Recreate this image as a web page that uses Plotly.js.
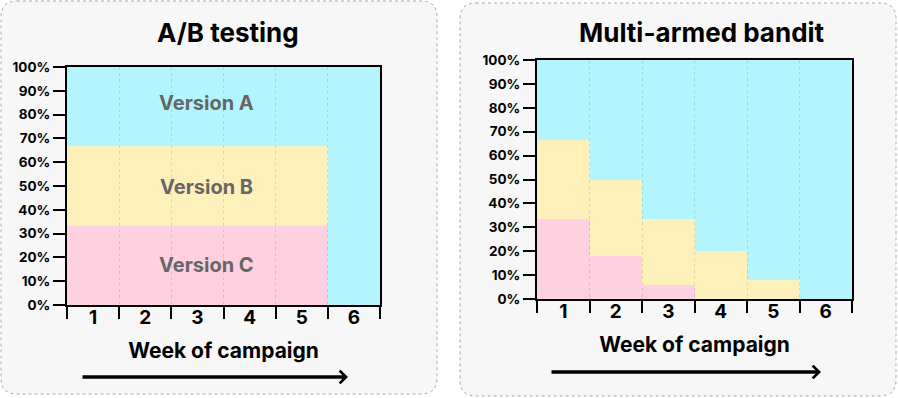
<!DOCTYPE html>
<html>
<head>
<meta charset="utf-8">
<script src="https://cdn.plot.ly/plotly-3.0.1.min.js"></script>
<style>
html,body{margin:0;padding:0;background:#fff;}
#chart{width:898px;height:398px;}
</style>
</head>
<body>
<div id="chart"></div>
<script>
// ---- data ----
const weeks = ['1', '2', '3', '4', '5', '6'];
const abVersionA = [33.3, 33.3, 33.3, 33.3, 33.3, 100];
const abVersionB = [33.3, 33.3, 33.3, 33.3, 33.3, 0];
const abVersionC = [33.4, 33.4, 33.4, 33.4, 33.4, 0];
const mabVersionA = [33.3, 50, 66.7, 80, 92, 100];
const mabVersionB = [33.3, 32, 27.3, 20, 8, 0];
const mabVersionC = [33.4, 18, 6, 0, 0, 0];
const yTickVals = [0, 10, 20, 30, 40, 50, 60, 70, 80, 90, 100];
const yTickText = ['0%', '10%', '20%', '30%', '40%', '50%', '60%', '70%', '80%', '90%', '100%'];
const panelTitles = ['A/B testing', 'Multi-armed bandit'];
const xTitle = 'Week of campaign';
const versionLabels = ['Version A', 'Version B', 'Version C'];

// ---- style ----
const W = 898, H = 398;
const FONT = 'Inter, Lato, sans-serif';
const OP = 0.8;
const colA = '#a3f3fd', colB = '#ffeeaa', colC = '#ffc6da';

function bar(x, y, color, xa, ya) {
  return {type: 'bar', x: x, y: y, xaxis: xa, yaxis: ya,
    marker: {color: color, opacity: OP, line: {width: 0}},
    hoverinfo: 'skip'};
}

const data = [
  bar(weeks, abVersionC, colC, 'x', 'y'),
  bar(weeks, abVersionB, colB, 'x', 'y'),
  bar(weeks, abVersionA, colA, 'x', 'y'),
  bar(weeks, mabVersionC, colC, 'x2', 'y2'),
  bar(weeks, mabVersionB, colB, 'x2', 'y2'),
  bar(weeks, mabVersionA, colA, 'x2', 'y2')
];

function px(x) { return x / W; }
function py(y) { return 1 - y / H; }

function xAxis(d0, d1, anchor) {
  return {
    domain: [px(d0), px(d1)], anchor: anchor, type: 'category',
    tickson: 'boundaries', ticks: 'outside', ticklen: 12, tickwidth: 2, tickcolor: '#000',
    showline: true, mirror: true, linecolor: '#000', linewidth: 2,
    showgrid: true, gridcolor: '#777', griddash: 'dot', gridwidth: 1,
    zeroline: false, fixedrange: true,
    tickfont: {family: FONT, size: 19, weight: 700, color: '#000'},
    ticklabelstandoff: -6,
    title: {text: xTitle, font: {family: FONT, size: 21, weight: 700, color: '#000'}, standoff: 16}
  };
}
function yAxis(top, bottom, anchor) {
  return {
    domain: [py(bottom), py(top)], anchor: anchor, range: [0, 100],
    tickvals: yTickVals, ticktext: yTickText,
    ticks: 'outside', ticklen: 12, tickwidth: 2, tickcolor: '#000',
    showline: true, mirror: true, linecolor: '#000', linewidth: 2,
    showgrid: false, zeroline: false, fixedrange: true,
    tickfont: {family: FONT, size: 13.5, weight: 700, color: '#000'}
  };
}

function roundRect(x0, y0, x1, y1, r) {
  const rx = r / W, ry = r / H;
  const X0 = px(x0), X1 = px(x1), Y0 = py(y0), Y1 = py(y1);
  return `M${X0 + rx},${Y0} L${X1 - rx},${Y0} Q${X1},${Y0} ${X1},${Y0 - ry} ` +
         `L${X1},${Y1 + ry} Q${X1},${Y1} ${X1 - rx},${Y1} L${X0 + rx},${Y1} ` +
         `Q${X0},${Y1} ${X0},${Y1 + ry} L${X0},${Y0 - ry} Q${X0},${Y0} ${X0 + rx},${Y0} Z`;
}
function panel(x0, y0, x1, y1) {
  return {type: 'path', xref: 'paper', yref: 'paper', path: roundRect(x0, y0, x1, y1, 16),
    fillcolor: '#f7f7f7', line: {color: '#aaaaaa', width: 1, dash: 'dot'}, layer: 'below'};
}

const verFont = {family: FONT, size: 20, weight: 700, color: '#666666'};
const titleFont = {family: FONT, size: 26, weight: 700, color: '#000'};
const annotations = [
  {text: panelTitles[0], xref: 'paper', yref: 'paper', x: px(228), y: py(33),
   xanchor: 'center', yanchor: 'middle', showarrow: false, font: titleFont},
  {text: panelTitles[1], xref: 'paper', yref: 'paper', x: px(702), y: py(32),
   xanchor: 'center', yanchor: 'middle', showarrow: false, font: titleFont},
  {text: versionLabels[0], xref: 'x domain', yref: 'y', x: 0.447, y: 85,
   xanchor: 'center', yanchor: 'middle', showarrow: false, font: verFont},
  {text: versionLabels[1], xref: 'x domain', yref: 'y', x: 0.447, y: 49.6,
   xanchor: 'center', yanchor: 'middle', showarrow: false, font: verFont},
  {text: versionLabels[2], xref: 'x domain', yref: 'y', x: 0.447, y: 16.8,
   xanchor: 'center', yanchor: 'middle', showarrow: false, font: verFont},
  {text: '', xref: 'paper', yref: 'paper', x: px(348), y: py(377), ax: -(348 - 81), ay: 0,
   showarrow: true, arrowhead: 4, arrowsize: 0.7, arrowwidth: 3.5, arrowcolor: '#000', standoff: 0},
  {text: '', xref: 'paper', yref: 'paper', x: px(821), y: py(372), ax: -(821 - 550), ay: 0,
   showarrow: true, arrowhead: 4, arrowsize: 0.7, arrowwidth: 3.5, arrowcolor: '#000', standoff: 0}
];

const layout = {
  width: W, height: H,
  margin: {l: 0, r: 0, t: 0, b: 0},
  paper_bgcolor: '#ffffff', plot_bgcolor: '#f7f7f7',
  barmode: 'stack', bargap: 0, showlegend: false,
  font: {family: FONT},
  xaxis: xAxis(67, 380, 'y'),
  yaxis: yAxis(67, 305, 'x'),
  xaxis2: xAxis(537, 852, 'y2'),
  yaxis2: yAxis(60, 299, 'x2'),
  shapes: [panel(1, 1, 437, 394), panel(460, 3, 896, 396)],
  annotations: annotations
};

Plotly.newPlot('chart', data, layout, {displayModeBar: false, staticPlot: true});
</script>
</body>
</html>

Prompt> The material above holds pictures; copy everything else in it exactly.

Written reply>
Recreate this image as a web page that uses Plotly.js.
<!DOCTYPE html>
<html>
<head>
<meta charset="utf-8">
<script src="https://cdn.plot.ly/plotly-3.0.1.min.js"></script>
<style>
html,body{margin:0;padding:0;background:#fff;}
#chart{width:898px;height:398px;}
</style>
</head>
<body>
<div id="chart"></div>
<script>
// ---- data ----
const weeks = ['1', '2', '3', '4', '5', '6'];
const abVersionA = [33.3, 33.3, 33.3, 33.3, 33.3, 100];
const abVersionB = [33.3, 33.3, 33.3, 33.3, 33.3, 0];
const abVersionC = [33.4, 33.4, 33.4, 33.4, 33.4, 0];
const mabVersionA = [33.3, 50, 66.7, 80, 92, 100];
const mabVersionB = [33.3, 32, 27.3, 20, 8, 0];
const mabVersionC = [33.4, 18, 6, 0, 0, 0];
const yTickVals = [0, 10, 20, 30, 40, 50, 60, 70, 80, 90, 100];
const yTickText = ['0%', '10%', '20%', '30%', '40%', '50%', '60%', '70%', '80%', '90%', '100%'];
const panelTitles = ['A/B testing', 'Multi-armed bandit'];
const xTitle = 'Week of campaign';
const versionLabels = ['Version A', 'Version B', 'Version C'];

// ---- style ----
const W = 898, H = 398;
const FONT = 'Inter, Lato, sans-serif';
const OP = 0.8;
const colA = '#a3f3fd', colB = '#ffeeaa', colC = '#ffc6da';

function bar(x, y, color, xa, ya) {
  return {type: 'bar', x: x, y: y, xaxis: xa, yaxis: ya,
    marker: {color: color, opacity: OP, line: {width: 0}},
    hoverinfo: 'skip'};
}

const data = [
  bar(weeks, abVersionC, colC, 'x', 'y'),
  bar(weeks, abVersionB, colB, 'x', 'y'),
  bar(weeks, abVersionA, colA, 'x', 'y'),
  bar(weeks, mabVersionC, colC, 'x2', 'y2'),
  bar(weeks, mabVersionB, colB, 'x2', 'y2'),
  bar(weeks, mabVersionA, colA, 'x2', 'y2')
];

function px(x) { return x / W; }
function py(y) { return 1 - y / H; }

function xAxis(d0, d1, anchor) {
  return {
    domain: [px(d0), px(d1)], anchor: anchor, type: 'category',
    tickson: 'boundaries', ticks: 'outside', ticklen: 12, tickwidth: 2, tickcolor: '#000',
    showline: true, mirror: true, linecolor: '#000', linewidth: 2,
    showgrid: true, gridcolor: '#777', griddash: 'dot', gridwidth: 1,
    zeroline: false, fixedrange: true,
    tickfont: {family: FONT, size: 19, weight: 700, color: '#000'},
    ticklabelstandoff: -6,
    title: {text: xTitle, font: {family: FONT, size: 21, weight: 700, color: '#000'}, standoff: 16}
  };
}
function yAxis(top, bottom, anchor) {
  return {
    domain: [py(bottom), py(top)], anchor: anchor, range: [0, 100],
    tickvals: yTickVals, ticktext: yTickText,
    ticks: 'outside', ticklen: 12, tickwidth: 2, tickcolor: '#000',
    showline: true, mirror: true, linecolor: '#000', linewidth: 2,
    showgrid: false, zeroline: false, fixedrange: true,
    tickfont: {family: FONT, size: 13.5, weight: 700, color: '#000'}
  };
}

function roundRect(x0, y0, x1, y1, r) {
  const rx = r / W, ry = r / H;
  const X0 = px(x0), X1 = px(x1), Y0 = py(y0), Y1 = py(y1);
  return `M${X0 + rx},${Y0} L${X1 - rx},${Y0} Q${X1},${Y0} ${X1},${Y0 - ry} ` +
         `L${X1},${Y1 + ry} Q${X1},${Y1} ${X1 - rx},${Y1} L${X0 + rx},${Y1} ` +
         `Q${X0},${Y1} ${X0},${Y1 + ry} L${X0},${Y0 - ry} Q${X0},${Y0} ${X0 + rx},${Y0} Z`;
}
function panel(x0, y0, x1, y1) {
  return {type: 'path', xref: 'paper', yref: 'paper', path: roundRect(x0, y0, x1, y1, 16),
    fillcolor: '#f7f7f7', line: {color: '#aaaaaa', width: 1, dash: 'dot'}, layer: 'below'};
}

const verFont = {family: FONT, size: 20, weight: 700, color: '#666666'};
const titleFont = {family: FONT, size: 26, weight: 700, color: '#000'};
const annotations = [
  {text: panelTitles[0], xref: 'paper', yref: 'paper', x: px(228), y: py(33),
   xanchor: 'center', yanchor: 'middle', showarrow: false, font: titleFont},
  {text: panelTitles[1], xref: 'paper', yref: 'paper', x: px(702), y: py(32),
   xanchor: 'center', yanchor: 'middle', showarrow: false, font: titleFont},
  {text: versionLabels[0], xref: 'x domain', yref: 'y', x: 0.447, y: 85,
   xanchor: 'center', yanchor: 'middle', showarrow: false, font: verFont},
  {text: versionLabels[1], xref: 'x domain', yref: 'y', x: 0.447, y: 49.6,
   xanchor: 'center', yanchor: 'middle', showarrow: false, font: verFont},
  {text: versionLabels[2], xref: 'x domain', yref: 'y', x: 0.447, y: 16.8,
   xanchor: 'center', yanchor: 'middle', showarrow: false, font: verFont},
  {text: '', xref: 'paper', yref: 'paper', x: px(348), y: py(377), ax: -(348 - 81), ay: 0,
   showarrow: true, arrowhead: 4, arrowsize: 0.7, arrowwidth: 3.5, arrowcolor: '#000', standoff: 0},
  {text: '', xref: 'paper', yref: 'paper', x: px(821), y: py(372), ax: -(821 - 550), ay: 0,
   showarrow: true, arrowhead: 4, arrowsize: 0.7, arrowwidth: 3.5, arrowcolor: '#000', standoff: 0}
];

const layout = {
  width: W, height: H,
  margin: {l: 0, r: 0, t: 0, b: 0},
  paper_bgcolor: '#ffffff', plot_bgcolor: '#f7f7f7',
  barmode: 'stack', bargap: 0, showlegend: false,
  font: {family: FONT},
  xaxis: xAxis(67, 380, 'y'),
  yaxis: yAxis(67, 305, 'x'),
  xaxis2: xAxis(537, 852, 'y2'),
  yaxis2: yAxis(60, 299, 'x2'),
  shapes: [panel(1, 1, 437, 394), panel(460, 3, 896, 396)],
  annotations: annotations
};

Plotly.newPlot('chart', data, layout, {displayModeBar: false, staticPlot: true});
</script>
</body>
</html>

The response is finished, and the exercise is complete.